- Cover design by Steve Lyons featuring Steve Caballero
- Developers: Electronic Arts Sculptured Software (DOS) Konami (NES)
- Publishers: Electronic Arts Ultra Games (NES)
- Producer: Don Traeger
- Designers: Michael Kosaka Stephen Landrum David Bunch
- Programmers: David Bunch Stephen Landrum
- Artists: Michael Kosaka Nancy Fong
- Composer: Rob Hubbard
- Platforms: Commodore 64, Apple IIGS, MS-DOS, Amstrad CPC, ZX Spectrum, NES
- Release: Commodore 64 October 1987 Computer ports 1988-1989 NES NA: December 1988; PAL: 1990;
- Genre: Sports
- Modes: Single-player, multiplayer

= Skate or Die! =

1987 video game

Skate or Die! is a skateboarding video game released by Electronic Arts (EA) in 1987 for the Commodore 64. It is EA's first internally developed game. Versions for the Apple IIGS, MS-DOS, Amstrad CPC, and ZX Spectrum followed. It was ported to the Nintendo Entertainment System by Konami, published under the company's Ultra Games branding.

==Gameplay==

Freestyle ramp event in the C64 version

In the style of the Epyx Games series, players can compete in five different skateboarding events, either individually or sequentially. When the events are challenged sequentially, up to eight players could sign up to participate.

The game featured two half-pipe events - the freestyle ramp and the high jump, two downhill events - the downhill race (in a park setting) and the downhill jam (in a street setting), and the pool joust. The pool joust, downhill jam, and the downhill race (in two player mode only) were all head to head, while the ramp events were single player. Except for the joust, which was a hand-to-hand knockout competition (literally and figuratively), all the event winners were decided by a point system.

Four characters were featured in Skate or Die!: Rodney Recloose, a wild man with a purple mohawk and a Marine Corps tattoo (and a facial resemblance to comedian Rodney Dangerfield) who runs a skateshop in the game, and his son Bionic Lester, an even wilder kid with a green flattop, who the player character was able to take on in the joust and the downhill jam. In the joust, Lester and his two cronies await the skater. Poseur Pete challenges beginners and Aggro Eddie takes on intermediate players, leaving Lester with the advanced pros.

==Development==
Electronic Arts founder Trip Hawkins was looking for a way to capitalize off of the success of the Epyx sports games, but at the time, only being a publishing/distributing company, there was little he could do. He decided to hire programmers to make a game that would cash in on this success. Right around the same time, several Epyx programmers and graphic artists quit over Epyx' decision to bring Atari Corporation in to market and manufacture their console project (later known as the Atari Lynx).
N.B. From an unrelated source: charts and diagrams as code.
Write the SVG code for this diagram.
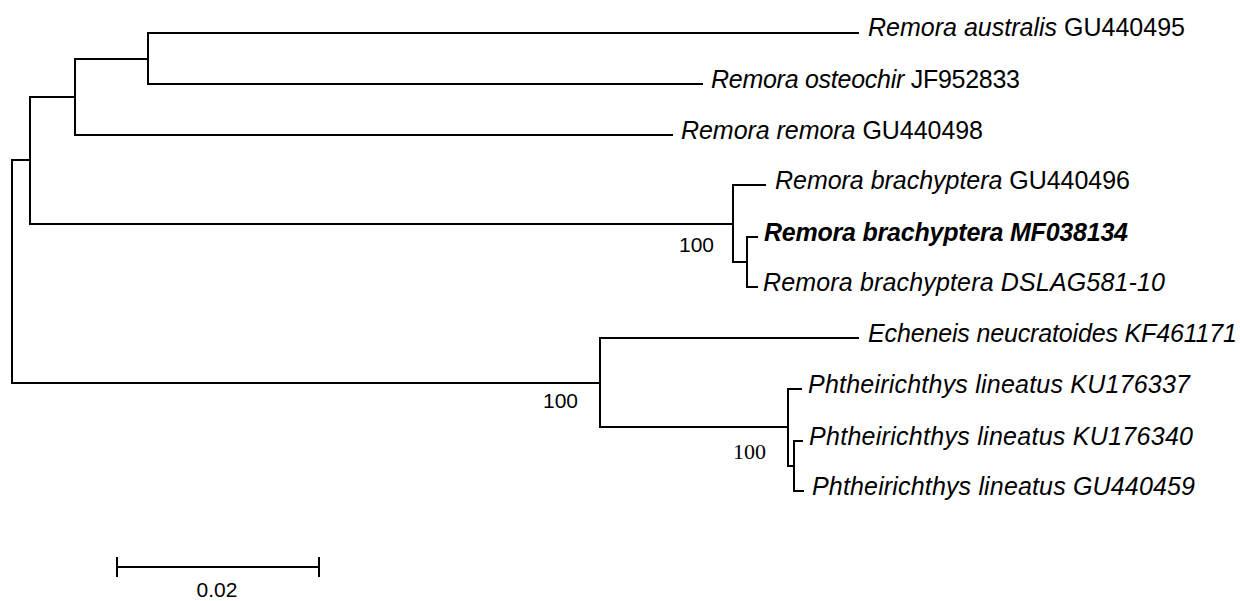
<svg xmlns="http://www.w3.org/2000/svg" width="1240" height="601" viewBox="0 0 1240 601">
<style>
.br{fill:none;stroke:#000;stroke-width:2;stroke-linecap:square}
.lab{font-family:"Liberation Sans",Arial,sans-serif;font-size:25px;fill:#000}
.it{font-style:italic}
.bd{font-weight:bold;font-style:italic}
.bs{font-family:"Liberation Sans",Arial,sans-serif;font-size:21px;fill:#000}
.bss{font-family:"Liberation Serif","Times New Roman",serif;font-size:22px;fill:#000}
</style>
<rect width="1240" height="601" fill="#fff"/>
<g id="connectors">
<path class="br" d="M12,160 V383 M12,160 H30 M30,97 V224 M30,97 H75 M75,59 V135 M75,59 H148 M148,33 V84 M148,33 H858 M148,84 H702 M75,135 H672"/>
<path class="br" d="M30,224 H733 M733,185 V262 M733,185 H765 M733,262 H747 M747,237 V287 M747,237 H757 M747,287 H757"/>
<path class="br" d="M12,383 H600 M600,338 V427 M600,338 H858 M600,427 H788 M788,389 V466 M788,389 H801 M788,466 H794 M794,441 V491 M794,441 H802 M794,491 H803"/>
</g>
<g id="leaf-australis"><text class="lab" x="868" y="36" textLength="317" lengthAdjust="spacing"><tspan class="it">Remora australis</tspan> GU440495</text></g>
<g id="leaf-osteochir"><text class="lab" x="711" y="88" textLength="309" lengthAdjust="spacing"><tspan class="it">Remora osteochir</tspan> JF952833</text></g>
<g id="leaf-remora"><text class="lab" x="681" y="139" textLength="302" lengthAdjust="spacing"><tspan class="it">Remora remora</tspan> GU440498</text></g>
<g id="leaf-brachyptera-gu"><text class="lab" x="775" y="189" textLength="355" lengthAdjust="spacing"><tspan class="it">Remora brachyptera</tspan> GU440496</text></g>
<g id="leaf-brachyptera-mf"><text class="lab bd" x="764" y="241" textLength="364" lengthAdjust="spacing">Remora brachyptera MF038134</text></g>
<g id="leaf-brachyptera-dslag"><text class="lab it" x="763" y="291" textLength="402" lengthAdjust="spacing">Remora brachyptera DSLAG581-10</text></g>
<g id="leaf-echeneis"><text class="lab it" x="868" y="342" textLength="369" lengthAdjust="spacing">Echeneis neucratoides KF461171</text></g>
<g id="leaf-phth-337"><text class="lab it" x="808" y="393" textLength="382" lengthAdjust="spacing">Phtheirichthys lineatus KU176337</text></g>
<g id="leaf-phth-340"><text class="lab it" x="809" y="445" textLength="384" lengthAdjust="spacing">Phtheirichthys lineatus KU176340</text></g>
<g id="leaf-phth-459"><text class="lab it" x="812" y="495" textLength="383" lengthAdjust="spacing">Phtheirichthys lineatus GU440459</text></g>
<g id="support-labels">
<text class="bs" x="679" y="252">100</text>
<text class="bs" x="543" y="408">100</text>
<text class="bss" x="733" y="459">100</text>
</g>
<g id="scale-bar">
<path class="br" d="M117,567 H319 M117,558 V576 M319,558 V576"/>
<text class="bs" x="217" y="597" text-anchor="middle">0.02</text>
</g>
</svg>
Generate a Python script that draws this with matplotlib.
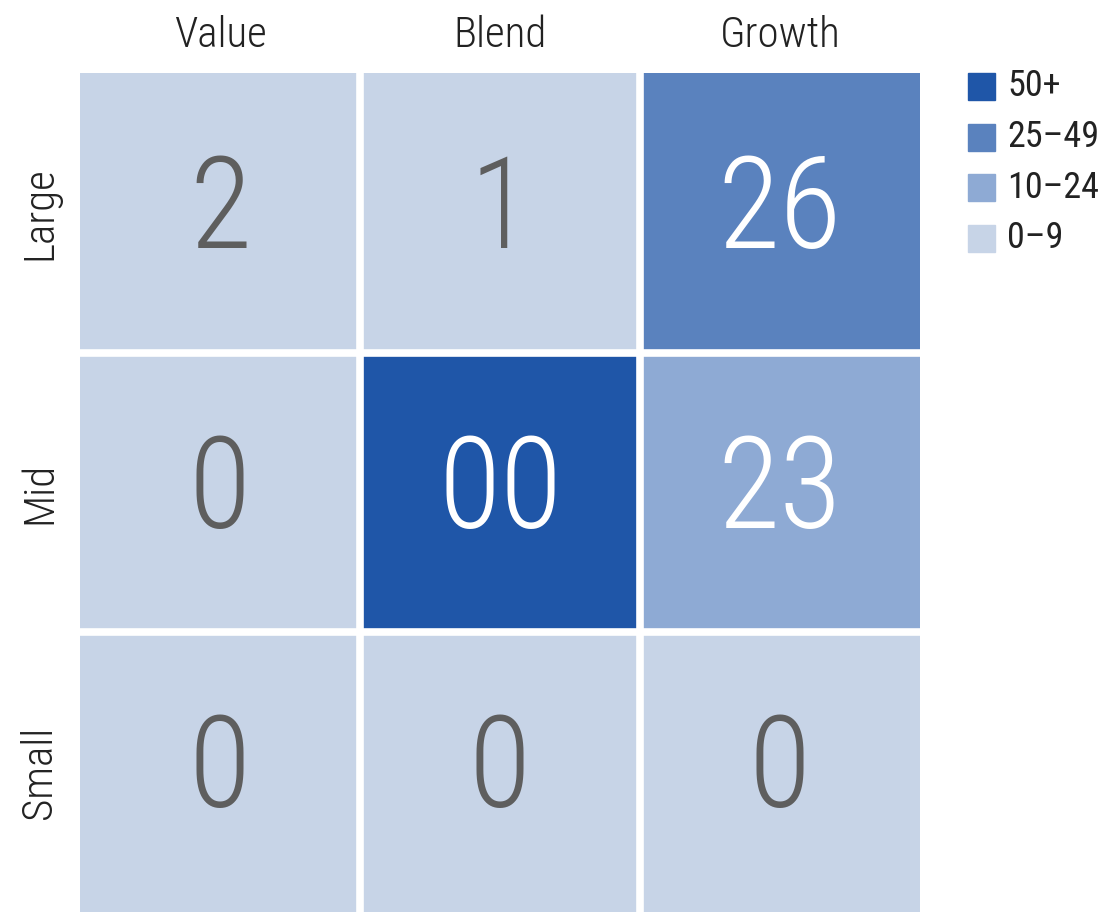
import matplotlib
matplotlib.use("Agg")
import matplotlib.pyplot as plt
import numpy as np
from matplotlib.colors import ListedColormap, BoundaryNorm
from matplotlib.patches import Rectangle

plt.rcParams['font.family'] = ['Roboto Condensed', 'Barlow Condensed', 'DejaVu Sans']

# style box data
columns = ['Value', 'Blend', 'Growth']
rows = ['Large', 'Mid', 'Small']
values = [[2, 1, 26],
          [0, 100, 23],
          [0, 0, 0]]
cell_labels = [['2', '1', '26'],
               ['0', '00', '23'],
               ['0', '0', '0']]
bins = [0, 10, 25, 50, 1000]
bin_labels = ['0\u20139', '10\u201324', '25\u201349', '50+']
bin_colors = ['#c7d4e7', '#8eaad4', '#5a82be', '#1f56a8']

fig = plt.figure(figsize=(11.10, 9.14), dpi=100)
W, H = 1110, 914
ax = fig.add_axes([80 / W, 2 / H, 840 / W, 839 / H])

cmap = ListedColormap(bin_colors)
norm = BoundaryNorm(bins, cmap.N)
data = np.array(values)
ax.imshow(data, cmap=cmap, norm=norm, aspect='auto',
          extent=(0, 3, 3, 0), interpolation='nearest')
for k in (1, 2):
    ax.axvline(k, color='white', linewidth=5.5)
    ax.axhline(k, color='white', linewidth=5.5)
ax.set_xlim(0, 3)
ax.set_ylim(3, 0)
for s in ax.spines.values():
    s.set_visible(False)
ax.set_xticks([])
ax.set_yticks([])

for i in range(3):
    for j in range(3):
        v = values[i][j]
        col = '#5e5e5e' if v < 10 else 'white'
        ax.text(j + 0.5, i + 0.5, cell_labels[i][j], ha='center', va='center',
                fontsize=92, color=col, fontweight='light')

for j, name in enumerate(columns):
    ax.text(j + 0.5, -0.135, name, ha='center', va='center',
            fontsize=31, color='#222222', fontweight='light')
for i, name in enumerate(rows):
    ax.text(-0.145, i + 0.5, name, ha='center', va='center', rotation=90,
            fontsize=31, color='#222222', fontweight='light')

# legend, top to bottom: 50+ first
for k, idx in enumerate(range(len(bin_labels) - 1, -1, -1)):
    top = 73 + k * 50.5
    fig.add_artist(Rectangle((968 / W, 1 - (top + 27) / H), 27 / W, 27 / H,
                             transform=fig.transFigure, color=bin_colors[idx]))
    fig.text(1007 / W, 1 - (top + 13.5) / H, bin_labels[idx], ha='left', va='center',
             fontsize=26, color='#222222')

fig.savefig('out.png', dpi=100)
Trip Hawkins found out about these programmers leaving Epyx and reached out to hire these programmers for the purpose of producing a sports series of games. The idea for a skateboarding style game came from Producer Don Traeger, who had been inspired by a coin-operated skateboarding game from Atari called 720°. Trip Hawkins also hired Rob Hubbard to come over from England to compose the title screen music.

The Atari ST conversion was contracted to Codemasters, who contracted Kinetic Designs to do the work. It was scheduled to be released in June 1989 but was never released.

==Reception==
The game was a commercial success on computers. Konami's NES version went on to sell 1.2 million units by 1990.

Yung Min Choi reviewed the game for Computer Gaming World, and wrote that "Skate or Die is an enjoyable game for teenage board freaks who cannot get enough radical action on the cement or "over-the-hill" adults who don't want to risk their lives and limbs to experience the simulated thrill of this action sport".

The C64 version of Skate or Die! was also well liked for its introductory music, a catchy rock-flavored tune with digital samples that took full advantage of the SID chip's capabilities. Composed by Rob Hubbard, it has become a popular tune among modern fans of SID music and remixers of such tunes. For Konami's NES port, Kouji Murata composed an arranged version of the tune for the NES's Ricoh 2A03 sound chip.

The game was reviewed in 1988 in Dragon #132 by Hartley, Patricia, and Kirk Lesser in "The Role of Computers" column. The reviewers gave the game 2 out of 5 stars.

==Legacy==
A winterized sequel, Ski or Die, was released in 1990 for the Commodore 64, Amiga, Atari ST, PC, and NES, and a true sequel, Skate or Die 2 was published in 1990 for the NES. Ski or Die retained the multi-event format while Skate or Die 2 veered into "adventure" territory. Both games featured Rodney and Lester.

In 2002, Criterion Games, creators of the Burnout series, was working on a Skate or Die remake or sequel for the PlayStation 2 and Xbox. Due to Criterion having issues with Electronic Arts, the game was cancelled in 2003 in favor of Burnout 3: Takedown. It was in development for 12 months before it was cancelled.

In 2007, the NES version was re-released for Nintendo's Virtual Console service in Europe (excluding France) and Australia.